正しい姿勢を身につけることにより、日常においても無理のない身体の使い方が出来るようになることも、大きな特徴と言えるでしょう。この他にも、呼吸法や後方転倒運動など、身体に良いことが満載です。

⚫︎精神的な健康
心には心の、身体には身体の法則があり、車の両輪のようにどちらも大切なもの。これが心身統一合氣道の考え方です。心の状態を人間本来の良い状態に保つこと、これも心身統一合氣道の得意分野です。我々は日常において、外界からの様々な影響(ストレス)を受けて、その対処をいつもしています。「心を静める」、このことを稽古している方と、そんなこと知らない方では、同じストレスに晒されてもその影響の受け方は雲泥の差があるでしょう。「臍下の一点」ひとつ知っているだけで、精神面の安定度が大きく変わります。

⚫︎社会的な健康
心身統一合氣道は、相手を理解し、相手を導くことを、その根本原理としています。「心身統一合氣道の五原則」がそれです。相手との関係性を良好に保つために必要な要素が、合氣道の稽古の中に存在しています。技がうまくいかない時、自分の心の状態はどうなっていたか?相手との関わりはどうなっていたか?そんなことの中に、人間関係の基礎となるものが含まれていたりもします。
そして、合氣道は一人では出来ません。道場教室には、そんな学びを一緒にする仲間が集まっています。利害関係も上下関係もない、プライベートで共通の趣味を持つ皆さんが集まって、「氣が出る」ことに取り組んでいる場です。そんなコミュニティって、特に大人にはなかなか探せないような氣がします。。

と、こんな風に完全に手前味噌、贔屓の引き倒しではありますが、しかし客観的にみても、心身統一合氣道はWHOの言うところの「健康の定義」を満たすために存在しているような、大変意義深い武道です。道場教室には、「健康になりに来ている」と言っても過言ではありませんね。

もちろん、動けないような重病やキツい感染症、本当に運安静にしなければならないような状態は除きますが、これらを踏まえると、少々の体調不良やちょっと氣持ちが乗らないとか、氣分が落ちている、なんていう時には、むしろ稽古をしましょう!って言いたいのが私の本音です。色々バタバタしてる、頭が混乱している、落ち着かない、気持ちが沈んでいる、なんていう時は、そんな時こそ稽古をして、心身を整えましょう!って言いたいんです。自身が整わない状態のまま、引きこもったり考え込んだりしても、良い結果には繋がりません。まず「氣を出す」、そして本来の状態を取り戻すこと、そういう自分であることこそ、そんな時にやらなければならないことのはずです。

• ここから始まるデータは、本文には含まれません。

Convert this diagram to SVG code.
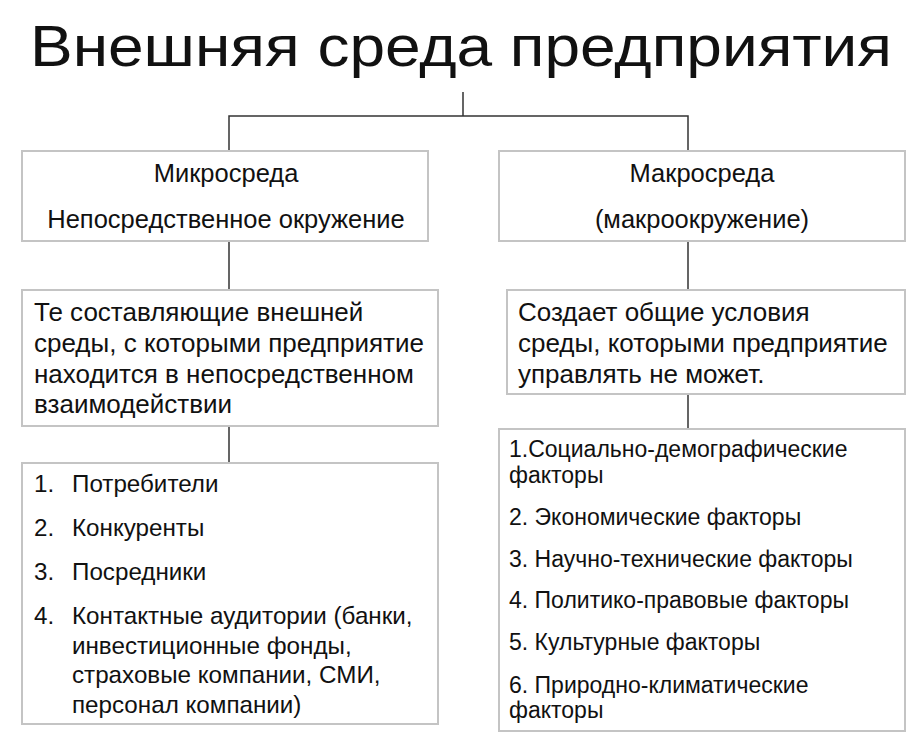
<svg xmlns="http://www.w3.org/2000/svg" width="922" height="741" viewBox="0 0 922 741">
<style>
text{font-family:"Liberation Sans",Arial,sans-serif;fill:#111}
.box{fill:#fff;stroke:#c4c4c4;stroke-width:2}
.c{font-size:25.5px;text-anchor:middle}
.m{font-size:26px}
.l{font-size:24.2px}
.s{font-size:23px}
.ln{stroke:#333;stroke-width:1.5;fill:none}
</style>
<rect width="922" height="741" fill="#fff"/>
<text x="461" y="66" font-size="57" text-anchor="middle" textLength="862" lengthAdjust="spacingAndGlyphs">Внешняя среда предприятия</text>
<g id="connectors">
<path class="ln" d="M463 92V116M229 151V116H688V151"/>
<path class="ln" d="M229 241V290M229 426V463M688 241V290M688 394V429"/>
</g>
<g id="micro"><rect class="box" x="22" y="151" width="406" height="90"/>
<text class="c" x="226" y="182">Микросреда</text>
<text class="c" x="226" y="228">Непосредственное окружение</text></g>
<g id="macro"><rect class="box" x="499" y="151" width="406" height="90"/>
<text class="c" x="702" y="182">Макросреда</text>
<text class="c" x="702" y="228">(макроокружение)</text></g>
<g id="micro-desc"><rect class="box" x="22" y="290" width="416" height="136"/>
<text class="m" x="34" y="321">Те составляющие внешней</text>
<text class="m" x="34" y="352">среды, с которыми предприятие</text>
<text class="m" x="34" y="383">находится в непосредственном</text>
<text class="m" x="34" y="413">взаимодействии</text></g>
<g id="macro-desc"><rect class="box" x="507" y="290" width="398" height="104"/>
<text class="m" x="518" y="321">Создает общие условия</text>
<text class="m" x="518" y="352">среды, которыми предприятие</text>
<text class="m" x="518" y="383">управлять не может.</text></g>
<g id="micro-list"><rect class="box" x="22" y="463" width="416" height="261"/>
<text class="l" x="34" y="492">1.</text><text class="l" x="72" y="492">Потребители</text>
<text class="l" x="34" y="536">2.</text><text class="l" x="72" y="536">Конкуренты</text>
<text class="l" x="34" y="580">3.</text><text class="l" x="72" y="580">Посредники</text>
<text class="l" x="34" y="624">4.</text><text class="l" x="72" y="624">Контактные аудитории (банки,</text>
<text class="l" x="72" y="654">инвестиционные фонды,</text>
<text class="l" x="72" y="683">страховые компании, СМИ,</text>
<text class="l" x="72" y="713">персонал компании)</text></g>
<g id="macro-list"><rect class="box" x="499" y="429" width="406" height="302"/>
<text class="s" x="509" y="457">1.Социально-демографические</text>
<text class="s" x="509" y="483">факторы</text>
<text class="s" x="509" y="525">2. Экономические факторы</text>
<text class="s" x="509" y="567">3. Научно-технические факторы</text>
<text class="s" x="509" y="608">4. Политико-правовые факторы</text>
<text class="s" x="509" y="650">5. Культурные факторы</text>
<text class="s" x="509" y="693">6. Природно-климатические</text>
<text class="s" x="509" y="718">факторы</text></g>
</svg>
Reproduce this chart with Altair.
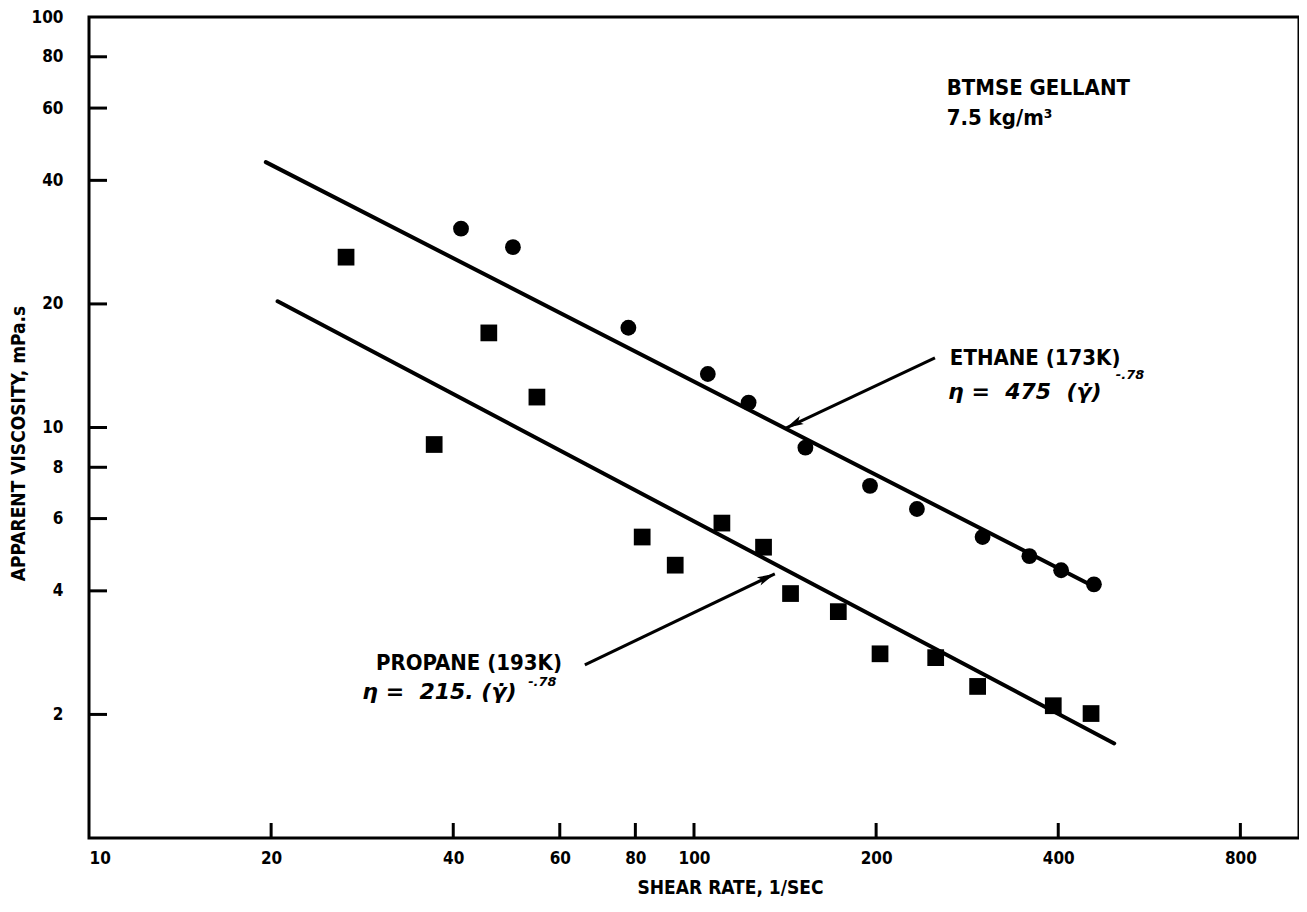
import altair as alt
import pandas as pd

# ---- data ----
ethane_rate = [41.2, 50.2, 77.9, 105.4, 123.1, 152.8, 195.4, 233.6, 299.9, 358.4, 404.4, 458.2]
ethane_visc = [30.5, 27.5, 17.5, 13.5, 11.5, 8.93, 7.21, 6.33, 5.41, 4.86, 4.49, 4.15]

propane_rate = [26.6, 37.2, 45.8, 55.0, 82.1, 93.1, 111.2, 130.3, 144.4, 173.2, 203.0, 250.9, 294.3, 392.5, 453.2]
propane_visc = [26.0, 9.09, 17.0, 11.86, 5.41, 4.62, 5.85, 5.11, 3.94, 3.56, 2.81, 2.75, 2.34, 2.10, 2.01]

ethane_fit_rate = [19.6, 458.0]
ethane_fit_visc = [44.3, 4.1]
propane_fit_rate = [20.5, 495.0]
propane_fit_visc = [20.3, 1.70]

x_ticks = [10, 20, 40, 60, 80, 100, 200, 400, 800]
y_ticks = [2, 4, 6, 8, 10, 20, 40, 60, 80, 100]

# annotation anchors (data coordinates)
arrow_start_rate = [250.2, 66.0]
arrow_start_visc = [14.77, 2.64]
arrow_end_rate = [141.9, 136.0]
arrow_end_visc = [9.97, 4.40]
arrow_angle = [243, 65]

label_text = ["BTMSE GELLANT", "7.5 kg/m³", "ETHANE (173K)", "PROPANE (193K)"]
label_rate = [261.6, 261.6, 264.8, 29.8]
label_visc = [67.0, 56.8, 14.77, 2.67]

NB = "\u00a0"
eq_text = ["η" + NB + "=" + NB * 2 + "475" + NB * 2 + "(γ\u0307)",
           "η" + NB + "=" + NB * 2 + "215." + NB + "(γ\u0307)"]
eq_rate = [263.0, 28.3]
eq_visc = [12.2, 2.27]
exp_text = ["-.78", "-.78"]
exp_rate = [498.0, 53.2]
exp_visc = [13.4, 2.40]

FONT = "Liberation Sans Narrow, DejaVu Sans Condensed, Arial Narrow, DejaVu Sans, sans-serif"
EQFONT = "DejaVu Sans, Liberation Sans, sans-serif"
W, H = 1210, 821

xs = alt.Scale(type="log", domain=[10, 1000], nice=False)
ys = alt.Scale(type="log", domain=[1, 100], nice=False)

x_axis = alt.Axis(values=x_ticks, title="SHEAR RATE, 1/SEC", format="d",
                  labelPadding=12, titleX=641, titleY=40)
y_axis = alt.Axis(values=y_ticks, title="APPARENT VISCOSITY, mPa.s", format="d",
                  labelPadding=26, titleX=-71, titleY=426, titleAngle=-90,
                  titleBaseline="middle", titleAlign="center")

def X(field):
    return alt.X(field, type="quantitative", scale=xs, axis=x_axis)

def Y(field):
    return alt.Y(field, type="quantitative", scale=ys, axis=y_axis)

eth = pd.DataFrame({"rate": ethane_rate, "visc": ethane_visc})
pro = pd.DataFrame({"rate": propane_rate, "visc": propane_visc})
fits = pd.DataFrame({
    "rate": ethane_fit_rate + propane_fit_rate,
    "visc": ethane_fit_visc + propane_fit_visc,
    "series": ["ethane", "ethane", "propane", "propane"],
})
arrows = pd.DataFrame({
    "r1": arrow_start_rate, "v1": arrow_start_visc,
    "r2": arrow_end_rate, "v2": arrow_end_visc, "ang": arrow_angle,
})
labels = pd.DataFrame({"t": label_text, "rate": label_rate, "visc": label_visc})
eqs = pd.DataFrame({"t": eq_text, "rate": eq_rate, "visc": eq_visc})
exps = pd.DataFrame({"t": exp_text, "rate": exp_rate, "visc": exp_visc})
xt = pd.DataFrame({"v": [v for v in x_ticks if v != 10]})
yt = pd.DataFrame({"v": [v for v in y_ticks if v != 100]})

eth_pts = alt.Chart(eth).mark_point(shape="circle", filled=True, size=250, color="black", opacity=1).encode(
    x=X("rate"), y=Y("visc"))
pro_pts = alt.Chart(pro).mark_point(shape="square", filled=True, size=280, color="black", opacity=1).encode(
    x=X("rate"), y=Y("visc"))
fit_lines = alt.Chart(fits).mark_line(color="black", strokeWidth=4, strokeCap="round").encode(
    x=X("rate"), y=Y("visc"), detail="series:N")

arrow_lines = alt.Chart(arrows).mark_rule(color="black", strokeWidth=3).encode(
    x=X("r1"), y=Y("v1"), x2="r2", y2="v2")
arrow_heads = alt.Chart(arrows).mark_point(
    shape="M0,0L0.55,2.2L0,1.7L-0.55,2.2Z", filled=True, size=260, color="black", opacity=1
).encode(x=X("r2"), y=Y("v2"), angle=alt.Angle("ang:Q", scale=None))

txt = alt.Chart(labels).mark_text(align="left", baseline="middle", font=FONT, fontWeight="bold",
                                  fontSize=22, color="black").encode(
    x=X("rate"), y=Y("visc"), text="t:N")
eq = alt.Chart(eqs).mark_text(align="left", baseline="middle", font=EQFONT,
                              fontWeight="bold", fontStyle="italic", fontSize=22, color="black").encode(
    x=X("rate"), y=Y("visc"), text="t:N")
ex = alt.Chart(exps).mark_text(align="left", baseline="middle", font=EQFONT,
                               fontWeight="bold", fontStyle="italic", fontSize=13, color="black").encode(
    x=X("rate"), y=Y("visc"), text="t:N")

xtick_marks = alt.Chart(xt).mark_rule(color="black", strokeWidth=3).encode(
    x=X("v"), y=alt.value(H), y2=alt.value(H - 15))
ytick_marks = alt.Chart(yt).mark_rule(color="black", strokeWidth=3).encode(
    y=Y("v"), x=alt.value(0), x2=alt.value(18))

chart = alt.layer(
    fit_lines, eth_pts, pro_pts, arrow_lines, arrow_heads, txt, eq, ex, xtick_marks, ytick_marks
).properties(
    width=W, height=H,
    padding={"left": 81, "top": 9, "right": 0, "bottom": 60},
    autosize=alt.AutoSizeParams(type="none"),
    background="white",
).configure_view(
    stroke="black", strokeWidth=3
).configure_axis(
    domain=False, ticks=False, grid=False,
    labelFont=FONT, labelFontWeight="bold", labelFontSize=17, labelColor="black",
    titleFont=FONT, titleFontWeight="bold", titleFontSize=19, titleColor="black",
)

chart.save("out.html", embed_options={"renderer": "svg", "actions": False})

心身統一合氣道は、最良の健康法でもあります。少しの不調がある、うまくいかないことがある、そんな時にこそ稽古に取り組んでみて欲しいんです。安静にしていればそのうち良くなる…。そんなことよりも、調子を取り戻すために良い方法はあります。稽古をすると元氣が出る!健康になれる!そういう教室にしていきます!